Here is one of the Large Hadron Collider's huge particle detectors located 300 feet underground near the Swiss border with France.
At 3:30 Wednesday morning, Eastern time, some 300 feet under the ground near Geneva, scientists will send the first protons through the 17-mile-long Large Hadron Collider, or LHC.
It’s as spellbinding as any science fiction novel, because nobody knows for absolute certain what will happen.
Thousands of physicists from around the world have been involved for 14 years in building the $8 billion LHC. Come Wednesday we might learn a lot about what happened in the first moments of our universe. We might learn a lot about the mysterious dark matter that scientists believe permeates the cosmos. We might see first-hand the emergence of a new particle called the Higgs boson.
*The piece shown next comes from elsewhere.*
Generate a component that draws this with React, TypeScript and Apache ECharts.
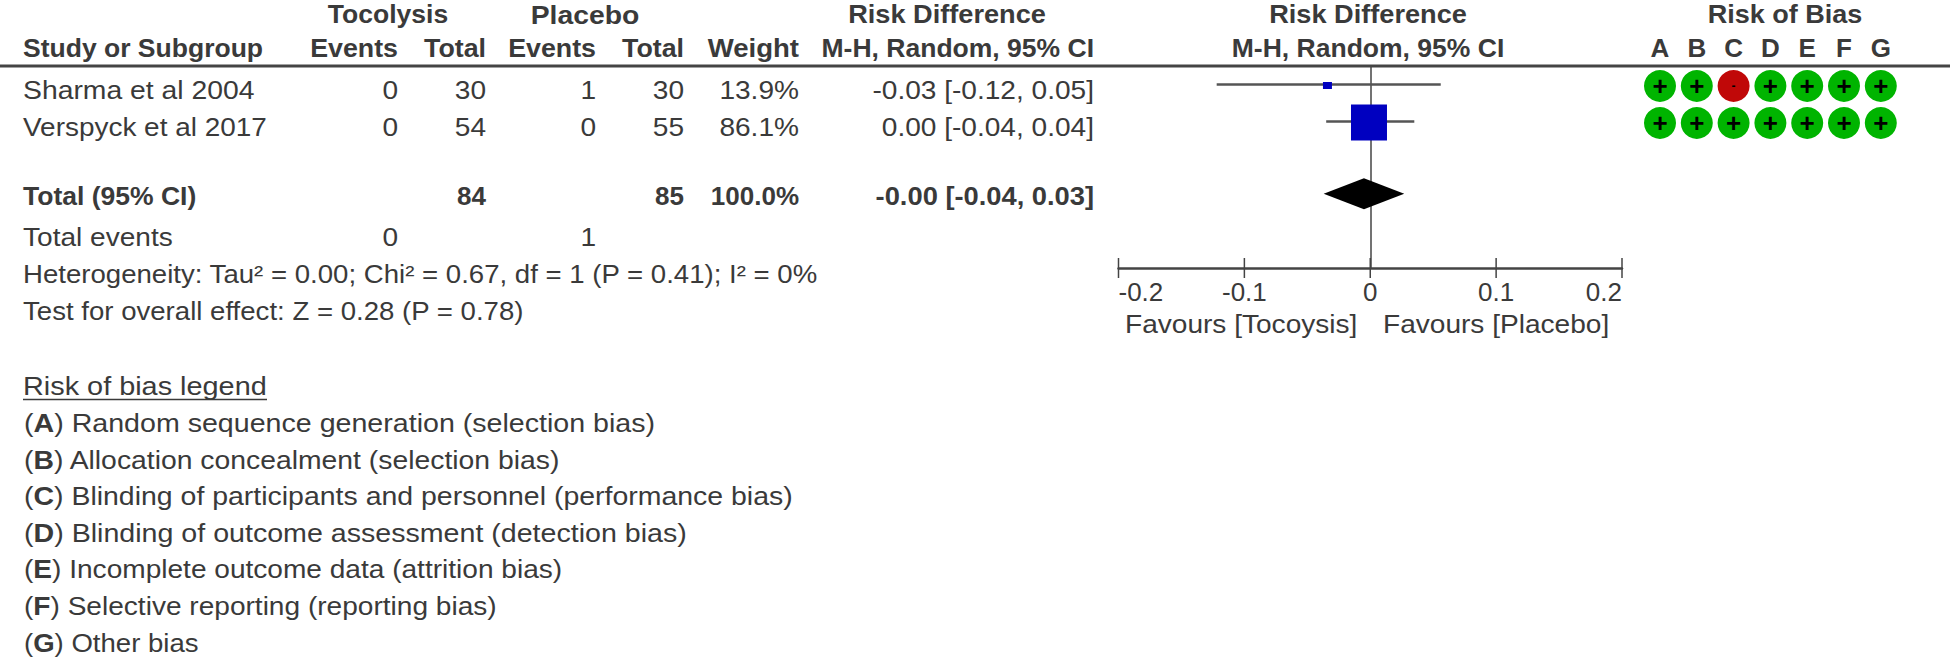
import React, { useEffect, useRef } from "react";
import * as echarts from "echarts";

const studies = ["Sharma et al 2004", "Verspyck et al 2017"];
const tocolysisEvents = ["0", "0"];
const tocolysisTotals = ["30", "54"];
const placeboEvents = ["1", "0"];
const placeboTotals = ["30", "55"];
const weights = ["13.9%", "86.1%"];
const effectLabels = ["-0.03 [-0.12, 0.05]", "0.00 [-0.04, 0.04]"];
const markMid = [-0.034, -0.001];
const markLow = [-0.122, -0.035];
const markHigh = [0.056, 0.035];
const markRow = [0.5, 1.5];
const totalMid = -0.005;
const totalLow = -0.037;
const totalHigh = 0.027;
const totalRow = 3.45;
const axisTicks = [-0.2, -0.1, 0, 0.1, 0.2];
const robLetters = ["A", "B", "C", "D", "E", "F", "G"];
const robRows = [
  ["+", "+", "-", "+", "+", "+", "+"],
  ["+", "+", "+", "+", "+", "+", "+"],
];
const legendKeys = ["A", "B", "C", "D", "E", "F", "G"];
const legendTexts = [
  "Random sequence generation (selection bias)",
  "Allocation concealment (selection bias)",
  "Blinding of participants and personnel (performance bias)",
  "Blinding of outcome assessment (detection bias)",
  "Incomplete outcome data (attrition bias)",
  "Selective reporting (reporting bias)",
  "Other bias",
];

const markSize: [number, number][] = [[9, 7], [36, 36]];
const legendScale = [1.1, 1.09, 1.095, 1.1, 1.08, 1.08, 1.06];
const studyScale = [1.09, 1.075];
const FONT = "'Liberation Sans', Arial, sans-serif";
const FS = 26;
const INK = "#3a3a3a";
const rowY = [90, 127];

function t(text: string, x: number, y: number, align = "left", bold = false, sx = 1.08) {
  return {
    type: "text",
    x,
    y,
    scaleX: sx,
    silent: true,
    style: {
      text,
      fill: INK,
      font: `${bold ? "bold " : ""}${FS}px ${FONT}`,
      textAlign: align,
      textVerticalAlign: "middle",
    },
  };
}

function buildGraphics() {
  const g: any[] = [];
  const C = { ev1: 398, tot1: 486, ev2: 596, tot2: 684, wt: 799, rd: 1094 };
  const H1 = 14.5;
  g.push(t("Tocolysis", 388, H1, "center", true, 1.02));
  g.push(t("Placebo", 585, H1, "center", true, 1.09));
  g.push(t("Risk Difference", 947, H1, "center", true, 1.045));
  g.push(t("Risk Difference", 1368, H1, "center", true, 1.045));
  g.push(t("Risk of Bias", 1785, H1, "center", true, 1.04));
  g.push(t("Study or Subgroup", 23, 48, "left", true, 1.02));
  g.push(t("Events", C.ev1, 48, "right", true, 1.03));
  g.push(t("Total", C.tot1, 48, "right", true, 1.03));
  g.push(t("Events", C.ev2, 48, "right", true, 1.03));
  g.push(t("Total", C.tot2, 48, "right", true, 1.03));
  g.push(t("Weight", C.wt, 48, "right", true, 1.06));
  g.push(t("M-H, Random, 95% CI", C.rd, 48, "right", true, 1.02));
  g.push(t("M-H, Random, 95% CI", 1368, 48, "center", true, 1.02));
  studies.forEach((s, i) => {
    const y = rowY[i];
    g.push(t(s, 23, y, "left", false, studyScale[i]));
    g.push(t(tocolysisEvents[i], C.ev1, y, "right"));
    g.push(t(tocolysisTotals[i], C.tot1, y, "right"));
    g.push(t(placeboEvents[i], C.ev2, y, "right"));
    g.push(t(placeboTotals[i], C.tot2, y, "right"));
    g.push(t(weights[i], C.wt, y, "right"));
    g.push(t(effectLabels[i], C.rd, y, "right"));
  });
  g.push(t("Total (95% CI)", 23, 196, "left", true, 1.02));
  g.push(t("84", C.tot1, 196, "right", true, 1));
  g.push(t("85", C.tot2, 196, "right", true, 1));
  g.push(t("100.0%", C.wt, 196, "right", true, 1));
  g.push(t("-0.00 [-0.04, 0.03]", C.rd, 196, "right", true, 1.05));
  g.push(t("Total events", 23, 237));
  g.push(t("0", C.ev1, 237, "right"));
  g.push(t("1", C.ev2, 237, "right"));
  g.push(t("Heterogeneity: Tau² = 0.00; Chi² = 0.67, df = 1 (P = 0.41); I² = 0%", 23, 274, "left", false, 1.062));
  g.push(t("Test for overall effect: Z = 0.28 (P = 0.78)", 23, 311, "left", false, 1.062));
  g.push(t("Favours [Tocoysis]", 1125, 324));
  g.push(t("Favours [Placebo]", 1383, 324));
  g.push(t("Risk of bias legend", 23, 386, "left", false, 1.11));
  g.push({
    type: "line",
    silent: true,
    shape: { x1: 23, y1: 399.5, x2: 267, y2: 399.5 },
    style: { stroke: INK, lineWidth: 1.5 },
  });
  legendTexts.forEach((v, i) => {
    g.push({
      type: "text",
      x: 24,
      y: 423 + i * 36.7,
      scaleX: legendScale[i],
      silent: true,
      style: {
        text: `({b|${legendKeys[i]}}) ${v}`,
        fill: INK,
        font: `${FS}px ${FONT}`,
        textVerticalAlign: "middle",
        rich: { b: { font: `bold ${FS}px ${FONT}`, fill: INK } },
      },
    });
  });
  g.push({
    type: "line",
    silent: true,
    shape: { x1: 0, y1: 66, x2: 1950, y2: 66 },
    style: { stroke: "#444", lineWidth: 3 },
  });
  return g;
}

export default function App() {
  const ref = useRef<HTMLDivElement>(null);
  useEffect(() => {
    document.body.style.margin = "0";
    const chart = echarts.init(ref.current!, null, { renderer: "svg" });
    const robData: any[] = [];
    robRows.forEach((row, r) => row.forEach((v, c) => robData.push([c, r, v])));
    chart.setOption({
      animation: false,
      backgroundColor: "#fff",
      graphic: buildGraphics(),
      grid: [
        { left: 1118.5, width: 503.5, top: 66, height: 202 },
        { left: 1641.6, width: 257.6, top: 67.5, height: 74 },
      ],
      xAxis: [
        {
          gridIndex: 0,
          type: "value",
          min: -0.2,
          max: 0.2,
          interval: 0.1,
          splitLine: { show: false },
          axisTick: { show: false },
          axisLine: { onZero: false, lineStyle: { color: "#444", width: 2.5 } },
          axisLabel: {
            margin: 11,
            color: INK,
            fontFamily: FONT,
            fontSize: FS,
            alignMinLabel: "left",
            alignMaxLabel: "right",
            formatter: (v: number) => String(Math.round(v * 10) / 10),
          },
        },
        {
          gridIndex: 1,
          type: "category",
          position: "top",
          data: robLetters,
          axisLine: { show: false },
          axisTick: { show: false },
          axisLabel: { margin: 7, color: INK, fontFamily: FONT, fontSize: FS, fontWeight: "bold" },
        },
      ],
      yAxis: [
        {
          gridIndex: 0,
          type: "value",
          inverse: true,
          min: 0,
          max: 202 / 37,
          splitLine: { show: false },
          axisTick: { show: false },
          axisLabel: { show: false },
          axisLine: { show: true, onZero: true, lineStyle: { color: "#444", width: 1.5 } },
        },
        {
          gridIndex: 1,
          type: "category",
          inverse: true,
          data: studies,
          axisLine: { show: false },
          axisTick: { show: false },
          axisLabel: { show: false },
        },
      ],
      series: [
        {
          type: "custom",
          xAxisIndex: 0,
          yAxisIndex: 0,
          clip: false,
          data: axisTicks.map((v) => [v]),
          renderItem: (_: any, api: any) => {
            const p = api.coord([api.value(0), 202 / 37]);
            return {
              type: "line",
              shape: { x1: p[0], y1: p[1] - 10, x2: p[0], y2: p[1] + 10 },
              style: { stroke: "#444", lineWidth: 1.5 },
            };
          },
        },
        {
          type: "custom",
          xAxisIndex: 0,
          yAxisIndex: 0,
          data: markMid.map((m, i) => [m, markLow[i], markHigh[i], markRow[i], i]),
          renderItem: (_: any, api: any) => {
            const row = api.value(3);
            const lo = api.coord([api.value(1), row]);
            const hi = api.coord([api.value(2), row]);
            const mid = api.coord([api.value(0), row]);
            const [w, h] = markSize[api.value(4)];
            return {
              type: "group",
              children: [
                {
                  type: "line",
                  shape: { x1: lo[0], y1: lo[1], x2: hi[0], y2: hi[1] },
                  style: { stroke: "#555", lineWidth: 2.5 },
                },
                {
                  type: "rect",
                  shape: { x: mid[0] - w / 2, y: mid[1] - h / 2 + 1, width: w, height: h },
                  style: { fill: "#0000c0" },
                },
              ],
            };
          },
        },
        {
          type: "custom",
          xAxisIndex: 0,
          yAxisIndex: 0,
          data: [[totalMid, totalLow, totalHigh, totalRow]],
          renderItem: (_: any, api: any) => {
            const row = api.value(3);
            const lo = api.coord([api.value(1), row]);
            const hi = api.coord([api.value(2), row]);
            const mid = api.coord([api.value(0), row]);
            return {
              type: "polygon",
              shape: {
                points: [
                  [lo[0], lo[1]],
                  [mid[0], mid[1] - 15.5],
                  [hi[0], hi[1]],
                  [mid[0], mid[1] + 15.5],
                ],
              },
              style: { fill: "#000" },
            };
          },
        },
        {
          type: "scatter",
          xAxisIndex: 1,
          yAxisIndex: 1,
          symbolSize: 32,
          data: robData.map((d) => ({
            value: d,
            itemStyle: { color: d[2] === "+" ? "#00b400" : "#c00808", opacity: 1 },
            label: {
              show: true,
              position: "inside",
              formatter: d[2],
              color: "#000",
              fontFamily: FONT,
              fontWeight: "bold",
              fontSize: d[2] === "+" ? 26 : 12,
            },
          })),
        },
      ],
    });
    return () => chart.dispose();
  }, []);
  return <div ref={ref} style={{ width: 1950, height: 660 }} />;
}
Or things might get really ugly.
Critics of the LHC say the blast of protons could create a black hole and accidentally destroy Earth or the entire universe. As recently as last week, the director general of CERN was still rebutting the critics. “The LHC is safe and any suggestion that it might present a risk is pure fiction,” he said.
But even if the world’s top physicists have screwed up in a major way, the critics’ worst fears won’t materialize Wednesday because the day’s protons will only be circulating through the collider, not actually colliding.
The LHC is designed to accelerate protons to energies of seven trillion electron volts — seven times the energy of the next largest machine in the world, Fermilab’s Tevatron — and smash them together. It will eventually reach temperatures and energies equivalent to those at a trillionth of a second after the Big Bang.
The first collisions won’t happen for a month or two. It’ll take that long to reach the five trillion electron volts of energy needed for the anticipated collision of protons.